Afbeelding: Difterie en kinkhoest waren in de jaren ’50 gevreesde ziekten voor kinderen en het Rijksinstituut voor Volksgezondheid startte daarom de Rijksvaccinatiecampagne. Foto: RIVM, bron: De Volkskrant.
Tijdens de oorlogsjaren is het Rijksinstituut voor Volksgezondheid nog in Utrecht-stad gevestigd. Het onderzoek richt zich op zaken als de voedingswaarde van bloembollen en de surrogaten van thee en tabak: oorlogsonderzoek derhalve. Wegens het gebrek aan financiële middelen loopt het onderzoek naar ziekten en ziektepreventie steeds verder terug. Ook aan capaciteit en werkruimte is gebrek. Na de oorlog echter krijgt krijgt instituut een stevige financiële injectie van 3,5 miljoen gulden vanwege het Amerikaanse Marshallplan. Doel van het geld is om Nederland weer zelfstandig te maken in de productie van bloedserums en vaccins. Overigens wordt vanuit de VS tevens een bijdrage verwacht aan het militaire apparaat van de NAVO.

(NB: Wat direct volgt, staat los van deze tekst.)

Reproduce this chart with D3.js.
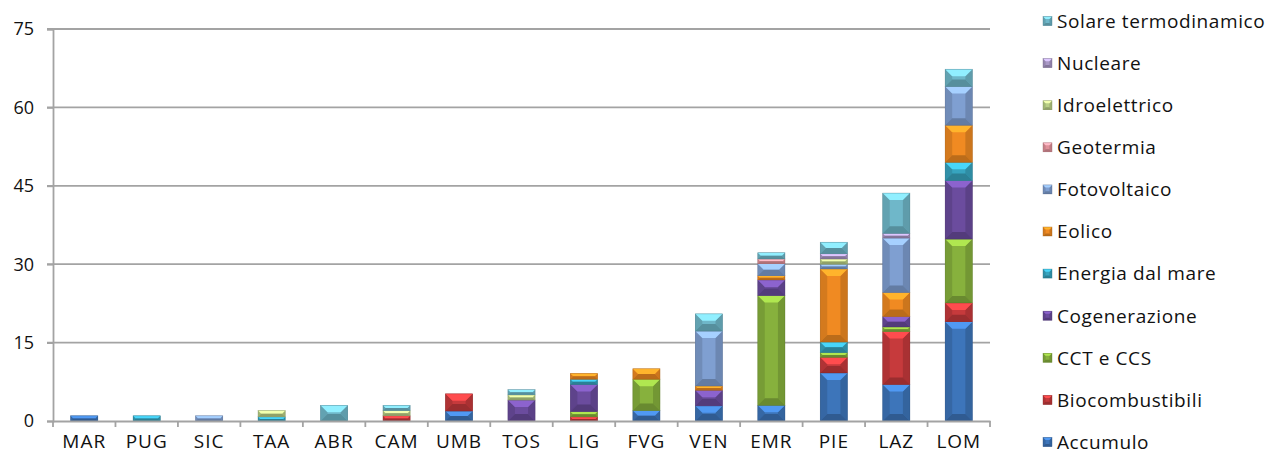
<!DOCTYPE html>
<html>
<head>
<meta charset="utf-8">
<script src="https://cdn.jsdelivr.net/npm/d3@7"></script>
<style>
  html, body { margin: 0; padding: 0; background: #ffffff; }
  svg { display: block; }
  text { font-family: "Open Sans", "DejaVu Sans", sans-serif; fill: #111; }
</style>
</head>
<body>
<svg id="chart" width="1280" height="455"></svg>
<script>
// Regions (x axis)
const regions = ["MAR","PUG","SIC","TAA","ABR","CAM","UMB","TOS","LIG","FVG","VEN","EMR","PIE","LAZ","LOM"];

// One array per technology, values per region
const accumulo      = [1, 0, 0, 0,   0, 0, 1.9, 0, 0,   2, 2.9, 3,   9.2, 7,    19];
const biocombust    = [0, 0, 0, 0,   0, 1, 3.3, 0, 0.8, 0, 0,   0,   3,   10.1, 3.6];
const cctCcs        = [0, 0, 0, 0,   0, 0, 0,   0, 1,   6, 0,   21,  0.9, 0.9,  12.2];
const cogenerazione = [0, 0, 0, 0,   0, 0, 0,   4, 5.2, 0, 3,   3,   0,   2,    11.2];
const energiaMare   = [0, 1, 0, 0.8, 0, 0, 0,   0, 1,   0, 0,   0,   2,   0,    3.5];
const eolico        = [0, 0, 0, 0,   0, 0, 0,   0, 1.1, 2, 0.8, 0.8, 14,  4.6,  7.1];
const fotovoltaico  = [0, 0, 1, 0,   0, 0, 0,   0, 0,   0, 10.5,2.3, 0.9, 10.4, 7.4];
const geotermia     = [0, 0, 0, 0,   0, 0, 0,   0, 0,   0, 0,   0.9, 0,   0,    0];
const idroelettrico = [0, 0, 0, 1.2, 0, 1, 0,   1, 0,   0, 0,   0,   1,   0,    0];
const nucleare      = [0, 0, 0, 0,   0, 0, 0,   0, 0,   0, 0,   0,   1,   0.9,  0];
const solareTermo   = [0, 0, 0, 0,   3, 1, 0,   1, 0,   0, 3.3, 1.2, 2.2, 7.7,  3.3];

const seriesNames = ["Accumulo","Biocombustibili","CCT e CCS","Cogenerazione","Energia dal mare",
  "Eolico","Fotovoltaico","Geotermia","Idroelettrico","Nucleare","Solare termodinamico"];
const seriesValues = [accumulo, biocombust, cctCcs, cogenerazione, energiaMare,
  eolico, fotovoltaico, geotermia, idroelettrico, nucleare, solareTermo];
const seriesColors = ["#3d75ba","#c63a3c","#87b13d","#6b4c9e","#37a4bf",
  "#f08a22","#7f9fd1","#e0919a","#b9cf86","#a998c6","#6fb7c9"];

const yTicks = [0, 15, 30, 45, 60, 75];

const svg = d3.select("#chart");
const plot = { left: 53, right: 990, top: 29, bottom: 421 };

const x = d3.scaleBand().domain(regions).range([plot.left, plot.right]).paddingInner(0.565).paddingOuter(0.2825);
const y = d3.scaleLinear().domain([0, 75]).range([plot.bottom, plot.top]);

const gridColor = "#a3a3a3";
const gridWidth = 1.8;

// Horizontal gridlines with ticks on the left
svg.append("g").selectAll("line").data(yTicks.filter(d => d > 0)).join("line")
  .attr("x1", plot.left - 6).attr("x2", plot.right)
  .attr("y1", d => y(d)).attr("y2", d => y(d))
  .attr("stroke", gridColor).attr("stroke-width", gridWidth);

// Y axis: line and ticks from d3, labels placed right-aligned
const yAxis = d3.axisLeft(y).tickValues(yTicks).tickSize(6).tickFormat("");
const gy = svg.append("g").attr("transform", `translate(${plot.left},0)`).call(yAxis);
gy.select(".domain").attr("stroke", gridColor).attr("stroke-width", gridWidth);
gy.selectAll(".tick line").attr("stroke", gridColor).attr("stroke-width", gridWidth);
svg.append("g").selectAll("text").data(yTicks).join("text")
  .attr("x", 34).attr("y", d => y(d)).attr("dy", "0.36em")
  .attr("text-anchor", "end")
  .style("font-size", "18px")
  .text(d => d3.format("d")(d));

// Stacked data
const table = regions.map((r, i) => {
  const row = { region: r };
  seriesNames.forEach((s, k) => row[s] = seriesValues[k][i]);
  return row;
});
const stacked = d3.stack().keys(seriesNames)(table);

// Bevelled segment: base block plus lit top, shaded bottom and sides
function bevel(g, x0, x1, yTop, yBot, color) {
  const w = x1 - x0, h = yBot - yTop;
  if (h <= 0) return;
  const b = Math.max(0.5, Math.min(7, h / 2, w / 3.5));
  const c = d3.color(color);
  g.append("rect").attr("x", x0).attr("y", yTop).attr("width", w).attr("height", h).attr("fill", c.formatHex());
  const poly = pts => pts.map(p => p.join(",")).join(" ");
  // left / right edges
  g.append("polygon").attr("points", poly([[x0,yTop],[x0+b,yTop+b],[x0+b,yBot-b],[x0,yBot]]))
    .attr("fill", c.darker(0.35).formatHex());
  g.append("polygon").attr("points", poly([[x1,yTop],[x1-b,yTop+b],[x1-b,yBot-b],[x1,yBot]]))
    .attr("fill", c.darker(0.45).formatHex());
  // top highlight
  g.append("polygon").attr("points", poly([[x0,yTop],[x1,yTop],[x1-b,yTop+b],[x0+b,yTop+b]]))
    .attr("fill", c.brighter(0.75).formatHex());
  // bottom shade
  g.append("polygon").attr("points", poly([[x0,yBot],[x1,yBot],[x1-b,yBot-b],[x0+b,yBot-b]]))
    .attr("fill", c.darker(0.7).formatHex());
  g.append("rect").attr("x", x0).attr("y", yTop).attr("width", w).attr("height", h)
    .attr("fill", "none").attr("stroke", c.darker(1.2).formatHex()).attr("stroke-width", 0.6).attr("stroke-opacity", 0.6);
}

const barsG = svg.append("g");
stacked.forEach((layer, k) => {
  layer.forEach((d, i) => {
    if (d[1] - d[0] <= 0) return;
    const x0 = x(regions[i]);
    bevel(barsG, x0, x0 + x.bandwidth(), y(d[1]), y(d[0]), seriesColors[k]);
  });
});

// X axis line with category separators
const xAxis = d3.axisBottom(x).tickSize(0).tickPadding(14);
const gx = svg.append("g").attr("transform", `translate(0,${plot.bottom})`).call(xAxis);
gx.select(".domain").attr("stroke", gridColor).attr("stroke-width", gridWidth);
gx.selectAll(".tick text").style("font-size", "19px").style("letter-spacing", "1px").attr("fill", "#111")
  .style("font-family", "'Open Sans', sans-serif");
const step = x.step();
svg.append("g").selectAll("line").data(d3.range(regions.length + 1)).join("line")
  .attr("x1", i => plot.left + i * step).attr("x2", i => plot.left + i * step)
  .attr("y1", plot.bottom).attr("y2", plot.bottom + 6)
  .attr("stroke", gridColor).attr("stroke-width", gridWidth);

// Legend (top entry is the last series)
const legendOrder = seriesNames.map((n, k) => ({ name: n, color: seriesColors[k] })).reverse();
const legend = svg.append("g");
const legY = d3.scalePoint().domain(legendOrder.map(d => d.name)).range([21, 442]);
legendOrder.forEach(d => {
  const cy = legY(d.name);
  const lg = legend.append("g");
  bevel(lg, 1043, 1052, cy - 4.5, cy + 4.5, d.color);
  lg.append("text").attr("x", 1057).attr("y", cy).attr("dy", "0.36em")
    .style("font-size", "19px").style("letter-spacing", "0.6px").text(d.name);
});
</script>
</body>
</html>
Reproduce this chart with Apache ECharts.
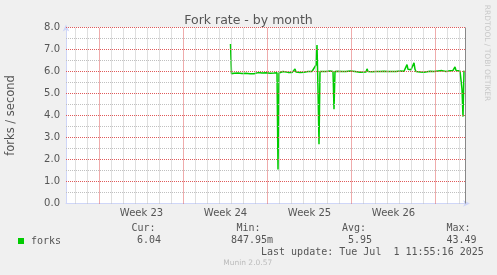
<!DOCTYPE html>
<html>
<head>
<meta charset="utf-8">
<script src="https://cdn.jsdelivr.net/npm/echarts@6/dist/echarts.min.js"></script>
<style>
html,body{margin:0;padding:0;background:#f0f0f0;}
#c{width:497px;height:275px;}
</style>
</head>
<body>
<div id="c"></div>
<script>
// Time axis unit: hours since Mon 2025-06-02 00:00 (start of Week 23)
const xMin = -67, xMax = 733;
const weekStarts = [0, 168, 336, 504, 672];
const weekLabelPos = [84, 252, 420, 588];
const weekLabels = ['Week 23', 'Week 24', 'Week 25', 'Week 26'];
const nowMarker = 731.5;

// forks per second
const hours = [262, 264, 269, 273, 277, 281, 285, 289, 293, 297, 301, 305, 309, 313, 317, 319, 321, 325, 333, 341, 345, 349, 355, 357, 359, 363, 367, 371, 377, 385, 389, 391, 393, 401, 409, 413, 417, 421, 425, 429, 433, 435, 437, 439, 441, 445, 453, 461, 467, 469, 471, 477, 485, 493, 501, 505, 511, 513, 515, 521, 525, 533, 535, 537, 545, 553, 561, 569, 577, 585, 589, 593, 601, 609, 613, 615, 617, 619, 621, 623, 627, 629, 631, 633, 641, 649, 653, 661, 669, 677, 685, 693, 701, 707, 711, 713, 717, 721, 723, 725, 727, 729];
const forks = [7.25, 5.90, 5.92, 5.88, 5.93, 5.90, 5.91, 5.89, 5.92, 5.90, 5.90, 5.93, 5.90, 5.91, 5.95, 6.00, 5.94, 5.93, 5.94, 5.92, 5.95, 5.93, 5.94, 1.55, 5.93, 5.96, 6.00, 5.96, 5.96, 5.95, 5.98, 6.12, 5.98, 5.96, 5.97, 5.96, 6.00, 5.96, 6.00, 5.98, 6.30, 7.20, 5.20, 2.69, 6.00, 6.02, 6.00, 6.02, 6.00, 4.29, 6.00, 6.01, 6.00, 6.00, 6.02, 5.99, 6.00, 6.08, 6.00, 5.97, 6.00, 5.98, 6.12, 6.00, 5.99, 6.00, 6.00, 6.01, 6.00, 6.00, 6.02, 6.00, 6.02, 6.01, 6.05, 6.31, 6.10, 6.10, 6.12, 6.08, 6.10, 6.39, 6.10, 6.00, 5.98, 5.97, 6.00, 6.01, 6.00, 6.02, 6.04, 6.00, 6.03, 6.05, 6.21, 6.05, 6.00, 6.02, 5.98, 5.20, 3.95, 6.04];

const statHeads = ['Cur:', 'Min:', 'Avg:', 'Max:'];
const statValues = ['6.04', '847.95m', '5.95', '43.49'];
const lastUpdate = 'Last update: Tue Jul  1 11:55:16 2025';

const minorDays = [];
for (let d = -48; d <= 720; d += 24) { if (weekStarts.indexOf(d) < 0) minorDays.push(d); }
const yMajor = [1, 2, 3, 4, 5, 6, 7, 8];
const yMinor = [0.5, 1.5, 2.5, 3.5, 4.5, 5.5, 6.5, 7.5];

const chart = echarts.init(document.getElementById('c'), null, {renderer: 'canvas'});
const mono = '"DejaVu Sans Mono", monospace';
const sans = '"DejaVu Sans", sans-serif';
const txtColor = '#555';
const majorColor = '#e05a5a';
const minorColor = '#c0c0c0';
const axisColor = '#cfd6f8';
const dash = [1, 1];

const graphic = [];
const headX = [131.5, 236.5, 342, 446.5];
const valX = [137, 231, 348, 446.5];
statHeads.forEach((t, i) => graphic.push({type: 'text', x: headX[i], y: 228, style: {text: t, font: '10px ' + mono, fill: txtColor, verticalAlign: 'middle'}}));
statValues.forEach((t, i) => graphic.push({type: 'text', x: valX[i], y: 240, style: {text: t, font: '10px ' + mono, fill: txtColor, verticalAlign: 'middle'}}));
graphic.push({type: 'text', x: 261, y: 252, style: {text: lastUpdate, font: '10px ' + mono, fill: txtColor, verticalAlign: 'middle'}});
graphic.push({type: 'text', x: 247.7, y: 263.5, style: {text: 'Munin 2.0.57', font: '7.5px ' + sans, fill: '#bbbbbb', align: 'center', verticalAlign: 'middle'}});
graphic.push({type: 'text', x: 486.5, y: 53, rotation: -Math.PI / 2, style: {text: 'RRDTOOL / TOBI OETIKER', font: '7.5px ' + sans, fill: '#c8c8c8', align: 'center', verticalAlign: 'middle'}});
graphic.push({type: 'text', x: 11, y: 115.5, rotation: Math.PI / 2, style: {text: 'forks / second', font: '11.5px ' + sans, fill: txtColor, align: 'center', verticalAlign: 'middle'}});

const vLine = (vals, color) => vals.map(v => ({xAxis: v, lineStyle: {color: color, width: 1, type: dash, opacity: 1}}));
const hLine = (vals, color) => vals.map(v => ({yAxis: v, lineStyle: {color: color, width: 1, type: dash, opacity: 1}}));

chart.setOption({
  animation: false,
  backgroundColor: '#f0f0f0',
  title: {text: 'Fork rate - by month', left: 'center', top: 9, textStyle: {fontFamily: sans, fontSize: 12.5, fontWeight: 'normal', color: txtColor}},
  legend: {left: 13, top: 231, icon: 'rect', itemWidth: 6, itemHeight: 6, itemGap: 8, data: [{name: 'forks', icon: 'rect'}], textStyle: {fontFamily: mono, fontSize: 10, color: txtColor, padding: [0, 0, 0, 2]}},
  grid: {left: 66, width: 400, top: 27.5, height: 176, show: true, backgroundColor: '#ffffff', borderWidth: 0},
  xAxis: {
    type: 'value', min: xMin, max: xMax,
    axisLine: {show: true, onZero: false, lineStyle: {color: axisColor, width: 1}, symbol: ['none', 'arrow'], symbolSize: [5, 7], symbolOffset: [0, 4]},
    axisTick: {show: false},
    splitLine: {show: false},
    axisLabel: {customValues: weekLabelPos, formatter: v => weekLabels[weekLabelPos.indexOf(v)] || '', fontFamily: sans, fontSize: 10, color: txtColor, margin: 5}
  },
  yAxis: {
    type: 'value', min: 0, max: 8, interval: 1,
    axisLine: {show: true, onZero: false, lineStyle: {color: axisColor, width: 1}, symbol: ['none', 'arrow'], symbolSize: [5, 7], symbolOffset: [0, 3]},
    axisTick: {show: false},
    axisLabel: {formatter: v => v.toFixed(1), fontFamily: sans, fontSize: 10, color: txtColor, margin: 6},
    splitLine: {show: false}
  },
  graphic: graphic,
  series: [
    {
      type: 'line', name: 'grid', data: [], silent: true, z: 1,
      markLine: {silent: true, symbol: ['none', 'none'], label: {show: false}, animation: false, precision: 4,
        emphasis: {disabled: true},
        data: hLine(yMinor, minorColor).concat(vLine(minorDays, minorColor)).concat(hLine(yMajor, majorColor)).concat(vLine(weekStarts, majorColor))
          .concat([{xAxis: nowMarker, lineStyle: {color: '#888888', width: 1, type: 'solid'}}])}
    },
    {
      type: 'line', name: 'forks', z: 3,
      data: hours.map((h, i) => [h, forks[i]]),
      showSymbol: false, symbol: 'none',
      lineStyle: {color: '#00cc00', width: 1.5},
      itemStyle: {color: '#00cc00'}
    }
  ]
});
</script>
</body>
</html>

Het ruimtegebrek kan worden opgelost door in 1953 in het naburige Bilthoven een volledig nieuw gebouw te betrekken. Daarmee ontstaat er een keerpunt en de vaccinproductie neemt snel toe, onder meer in de strijd tegen polio en pokken. Een landelijke inentingscampagne tegen polio is het begin van het Rijksvaccinatieprogramma (RVP). Er wordt tevens gevaccineerd tegen difterie, tetanus, kinkhoest. Door de jaren heen is het pakket uitgebreid met vaccinaties tegen bof, mazelen, rode hond, Influenza (griep), meningokokken, hepatitis B en baarmoederhalskanker. Ze werden en worden verstrekt door consultatiebureaus, die tegenwoordig deel uitmaken van het Centrum Jeugd en Gezin of de GGD.
VC
Bron: 110 Jaar RIVM
Marshallhulp: Tussen 1948 en 1952 maakten de Verenigde Staten voor 13 miljard dollar aan geld, goederen en expertise over aan Europa. Ons land was grootontvanger en kreeg 1127 miljoen dollar ofwel 109 dollar voor iedere Nederlander.